Article 12(4) of Directive 2014/24/EU, from which the UK’s Public Contracts Regulations 2015 derive, provides that contracts for the joint provision of public services between contracting authorities are not subject to procurement provided that: (1) they are concluded exclusively between the contracting authorities with the aim of ensuring that public services they have to perform are provided with a view of achieving objectives they have in common; (2) that the implementation of that co-operation is governed solely by considerations relating to the public interest; and (3) that the participating contracting authorities perform on the open market less than 20% of the activities concerned by the co-operation.

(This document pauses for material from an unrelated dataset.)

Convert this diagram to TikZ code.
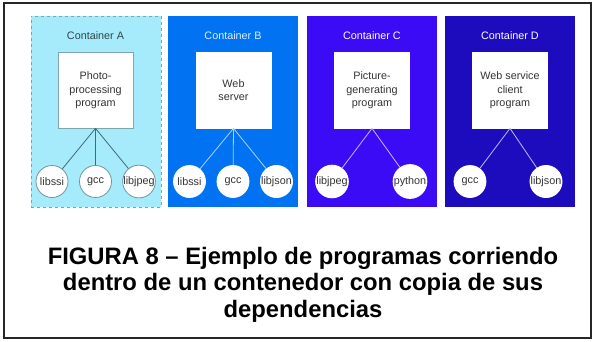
\documentclass[tikz,border=0pt]{standalone}
\usepackage{fontspec}
\setmainfont{Liberation Sans}
\definecolor{cAfill}{HTML}{A6EBFB}
\definecolor{cAedge}{HTML}{7FA6AE}
\definecolor{cAline}{HTML}{3E6D73}
\definecolor{cAtext}{HTML}{33434A}
\definecolor{cBfill}{HTML}{0072F2}
\definecolor{cBline}{HTML}{A8D2FF}
\definecolor{cBtext}{HTML}{DDEFFF}
\definecolor{cCfill}{HTML}{3A0BF4}
\definecolor{cCline}{HTML}{C8B8FF}
\definecolor{cDfill}{HTML}{1C0CBE}
\definecolor{cDline}{HTML}{BCBCF0}
\definecolor{txt}{HTML}{333333}
\begin{document}
\begin{tikzpicture}[x=1pt,y=-1pt,
  cont/.style={minimum width=130pt, minimum height=191.5pt, inner sep=0pt, anchor=north west},
  clabel/.style={anchor=base, inner sep=0pt, font=\fontsize{10.8}{13}\selectfont, text=white},
  prog/.style={draw=white, fill=white, line width=0.6pt, minimum width=75pt, minimum height=75.5pt,
    inner sep=0pt, align=center, font=\fontsize{10.8}{13.4}\selectfont, text=txt},
  lib/.style={circle, draw=white, fill=white, line width=0.8pt, minimum size=32pt, inner sep=0pt,
    font=\fontsize{10.8}{13}\selectfont, text=txt},
  link/.style={line width=0.8pt}
]
\useasboundingbox (0,0) rectangle (595,341);
\fill[white] (0,0) rectangle (595,341);
\draw[line width=1.6pt, black!85] (4,3) rectangle (591,338);

% Container A
\node[cont, fill=cAfill, draw=cAedge, dashed, line width=0.8pt] (contA) at (30.5,15.5) {};
\node[clabel, text=cAtext] (labA) at (95.5,39) {Container A};
\node[prog, draw=cAedge] (progA) at (95.5,90.3) {Photo-\\processing\\program};
\node[lib, draw=cAedge!90!black] (a1) at (52,181.5) {libssi};
\node[lib, draw=cAedge!90!black] (a2) at (95.5,181.5) {gcc};
\node[lib, draw=cAedge!90!black] (a3) at (139,181.5) {libjpeg};
\foreach \n in {a1,a2,a3} \draw[link, cAline] (progA.south) -- (\n);

% Container B
\node[cont, fill=cBfill] (contB) at (168,15.5) {};
\node[clabel, text=cBtext] (labB) at (233,39) {Container B};
\node[prog] (progB) at (233.5,90.3) {Web\\server};
\node[lib] (b1) at (189.5,181.5) {libssi};
\node[lib] (b2) at (233,181.5) {gcc};
\node[lib] (b3) at (276.5,181.5) {libjson};
\foreach \n in {b1,b2,b3} \draw[link, cBline] (progB.south) -- (\n);

% Container C
\node[cont, fill=cCfill] (contC) at (307,15.5) {};
\node[clabel] (labC) at (372,39) {Container C};
\node[prog] (progC) at (372,90.3) {Picture-\\generating\\program};
\node[lib] (c1) at (332,181.5) {libjpeg};
\node[lib] (c2) at (410,181.5) {python};
\foreach \n in {c1,c2} \draw[link, cCline] (progC.south) -- (\n);

% Container D
\node[cont, fill=cDfill] (contD) at (445,15.5) {};
\node[clabel] (labD) at (510,39) {Container D};
\node[prog] (progD) at (510,90.3) {Web service\\client\\program};
\node[lib] (d1) at (470,181.5) {gcc};
\node[lib] (d2) at (546,181.5) {libjson};
\foreach \n in {d1,d2} \draw[link, cDline] (progD.south) -- (\n);

% Caption
\node[anchor=north, align=center, inner sep=0pt, font=\bfseries\fontsize{23.8}{26.5}\selectfont] (cap) at (303,247)
  {FIGURA 8 – Ejemplo de programas corriendo\\dentro de un contenedor con copia de sus\\dependencias};
\end{tikzpicture}
\end{document}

The dispute arose from a situation whereby Land Berlin transferred to the City of Cologne software for managing interventions by its fire service, which was accompanied by a co-operation agreement. This transfer was free of charge and for an indefinite period and the co-operation between the contracting authorities was in relation to the computerised management of the incident control centre. ISE, which develops and sells software, applied to the Rhineland Public Procurement Board for a review of the co-operation agreement, claiming it should be terminated on the basis that it was an above threshold public supply contract which should have been procured. The Rhineland Public Procurement Board rejected this argument and ISE appealed to the Higher Regional Court, who asked for a preliminary ruling from the Advocate General.
The Advocate General stated that:
1) The transfer of software agreed in writing between two contracting authorities and linked to a co-operation agreement was not a “public contract” but rather it constituted a “contract” within the meaning of Article 12(4) of Directive 2014/24/EU, despite the apparent lack of pecuniary interest; and
2) Co-operation between contracting authorities does not necessarily have to relate to the actual public services that have to be provided to citizens. Therefore, it did not matter that the public fire service was not be delivered jointly by the two contracting authorities. Co-operation which relates to activities in support of the public service is sufficient where the ancillary activity is of such fundamental importance to the public service that the public service could not be performed without it.
What does this mean for contracting authorities looking to co-operate with other contracting authorities in the UK?
Whilst the UK has now left the EU, it remains subject to EU law (including EU case law) during the transition period and this decision will remain informative for both our domestic interpretation of Article 12(4) of Directive 2014/24/EU and the provisions of Regulation 12(7) of the Public Contracts Regulations 2015.